Guna Foundation is a non-profit, volunteer-based film studio located in Berkeley, California. Its mission is to present a window into the beauty, spirit, and knowledge of Tibetan Buddhism. Guna Foundation’s work supports the preservation of this wisdom tradition so that it may become the heritage of all humanity.
Guna Foundation’s first film endeavor Light of the Valley: the 15th Renovation of Swayambhu was completed in 2011, screened in 6 countries and has been accepted to the Jaipur Film Festival and Ladakh Film Festival. Prayers of the Ancient Ones is Guna Foundation’s second film.
The Meaning of Guna
Guna is a Sanskrit word that means “qualities” or “attributes.” In the Buddhist context, it conveys all the enlightened qualities and attributes of a Buddha. Guna Foundation strives to share the living expression of these qualities in the Buddhist tradition around the world.

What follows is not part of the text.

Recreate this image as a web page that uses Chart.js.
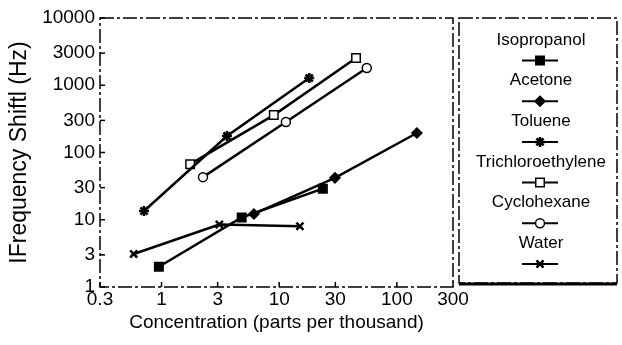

The History of Guna Foundation
In 1969 Venerable Tarthang Tulku came to America and established the Tibetan Nyingma Meditation Center (TNMC). His vision was to save, preserve, and maintain the vast tradition of wisdom and compassion handed down since the time of the Buddha. His organizational structure is a mandala. For the past 42 years, Tarthang Tulku and his small circle of students and volunteer workers have worked quietly and tirelessly on two fronts: in the East, preserving the heart of the Tibetan culture for Tibetans in exile and in Tibet; and in the West, laying the ground for a lasting transmission of the Dharma for present and future generations. Guna Foundation was created in 2009 to share the accomplishments of the TNMC mandala with the world, and to ensure that its valuable work to save the Tibetan culture is able to continue long into the future.